Don’t let flu ruin your Winter

October 10, 2014

WITH the night’s drawing in and the temperature starting to drop, it’s time to start preparing your health for winter.

Each year hundreds of thousands of people see their GP and tens of thousands are hospitalised because of flu. Public Health England reported 904 people were admitted to intensive care last year with flu; 11% of those sadly died.

Dr Andy Carson, the Trust’s Medical Director, has been a practising GP for many years and said: “Whilst many people think they’re suffering from the flu, more often than not it’s just a bad cold. For most healthy people, there’s no question that flu is unpleasant but with good self-care, you can start to feel better after about a week.

“Flu is often underestimated and for older people, the very young, pregnant women and those with a chronic respiratory or cardiovascular health condition it can sometimes be very serious. People with underlying health conditions in particular are 11 times more likely to end up in hospital if they catch the flu.

“I would urge anyone at risk of flu to speak with their GP about protecting themselves and their families this season.”

In a bid to protect our own staff from the flu, the Trust’s vaccination programme will be starting this month. All staff, whether they work on an ambulance or in an office, will be able to receive a vaccination at their workplace.

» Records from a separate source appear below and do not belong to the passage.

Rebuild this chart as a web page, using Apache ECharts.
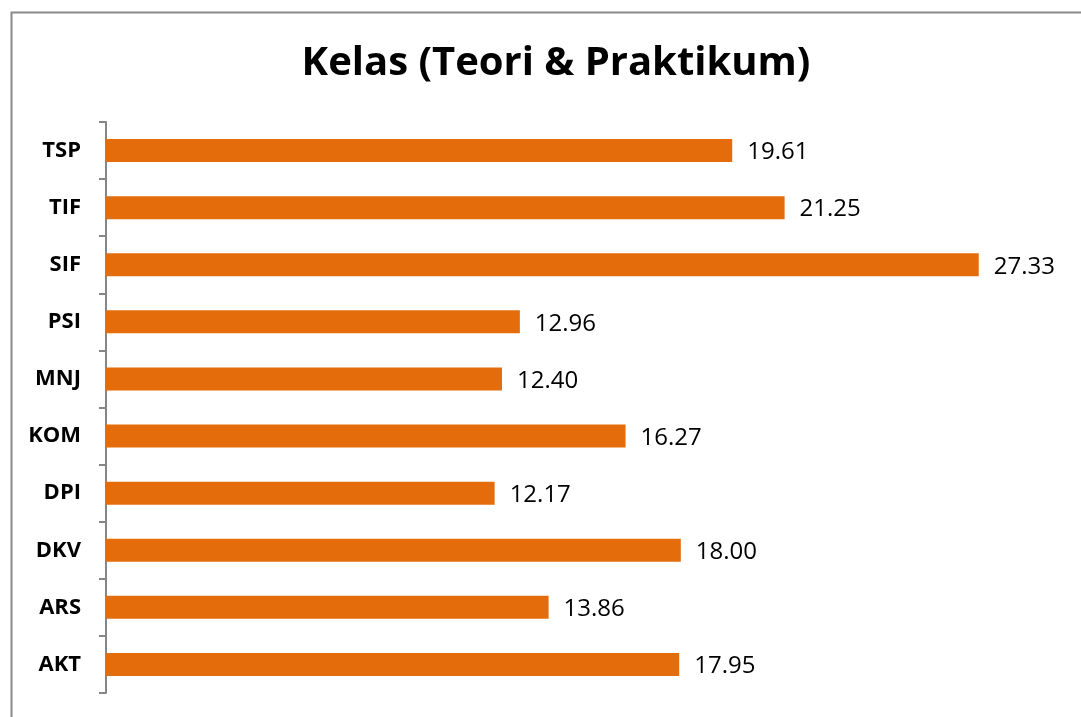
<!DOCTYPE html>
<html>
<head>
<meta charset="utf-8">
<script src="https://cdn.jsdelivr.net/npm/echarts@6/dist/echarts.min.js"></script>
<style>
  html, body { margin: 0; padding: 0; background: #fff; }
  #chart { width: 1081px; height: 717px; }
</style>
</head>
<body>
<div id="chart"></div>
<script>
// kategori dari atas ke bawah
var categories = ['TSP', 'TIF', 'SIF', 'PSI', 'MNJ', 'KOM', 'DPI', 'DKV', 'ARS', 'AKT'];
var values = [19.61, 21.25, 27.33, 12.96, 12.40, 16.27, 12.17, 18.00, 13.86, 17.95];

var chart = echarts.init(document.getElementById('chart'));

chart.setOption({
  animation: false,
  title: {
    text: 'Kelas (Teori & Praktikum)',
    left: 551,
    top: 39,
    textAlign: 'center',
    textStyle: { fontFamily: 'Open Sans', fontWeight: 'bold', fontSize: 40, color: '#000' }
  },
  graphic: [{
    type: 'rect',
    left: 9,
    top: 10,
    shape: { width: 1200, height: 800 },
    style: { fill: 'none', stroke: '#8a8a8a', lineWidth: 2 },
    silent: true
  }],
  grid: { left: 106, top: 122, width: 958, height: 571 },
  xAxis: {
    type: 'value',
    min: 0,
    max: 30,
    show: false
  },
  yAxis: {
    type: 'category',
    data: categories,
    inverse: true,
    axisLine: { show: true, lineStyle: { color: '#868686', width: 2 } },
    axisTick: { show: true, inside: false, length: 7, lineStyle: { color: '#868686', width: 2 } },
    axisLabel: {
      margin: 25,
      fontFamily: 'Open Sans',
      fontWeight: 'bold',
      fontSize: 22,
      color: '#000'
    }
  },
  series: [{
    type: 'bar',
    data: values,
    barWidth: 23,
    itemStyle: { color: '#E46C0A' },
    label: {
      show: true,
      position: 'right',
      distance: 15,
      offset: [0, 2],
      fontFamily: 'Open Sans',
      fontSize: 24,
      color: '#000',
      formatter: function(p) { return p.value.toFixed(2); }
    }
  }]
});
</script>
</body>
</html>
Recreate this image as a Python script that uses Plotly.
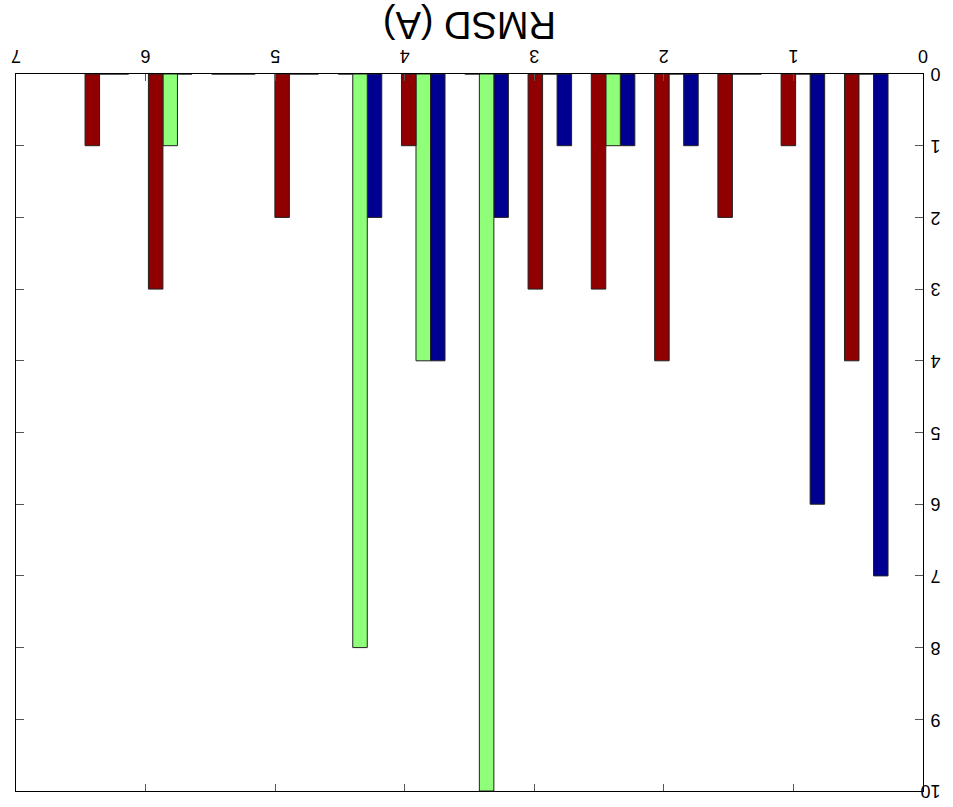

If I get the flu, what can I expect?
Expect a high temperature (more than 38 degrees Celsius) and a sudden cough. Other symptoms can include headache, feeling cold and shivery, aching muscles, limb or joint pain, sore throat, runny nose, sneezing, loss of appetite and diarrhoea or an upset stomach.

What can I do to get better at home?
If you’re otherwise fit and healthy, there is no need to visit your GP with flu-like symptoms. The best thing you can do is rest, drink plenty of fluids and help ease a sore throat with cough lozenges, mixtures or sprays. If you are buying over the counter remedies, make sure you check with the pharmacist first to ensure they don’t affect medication you’re already taking.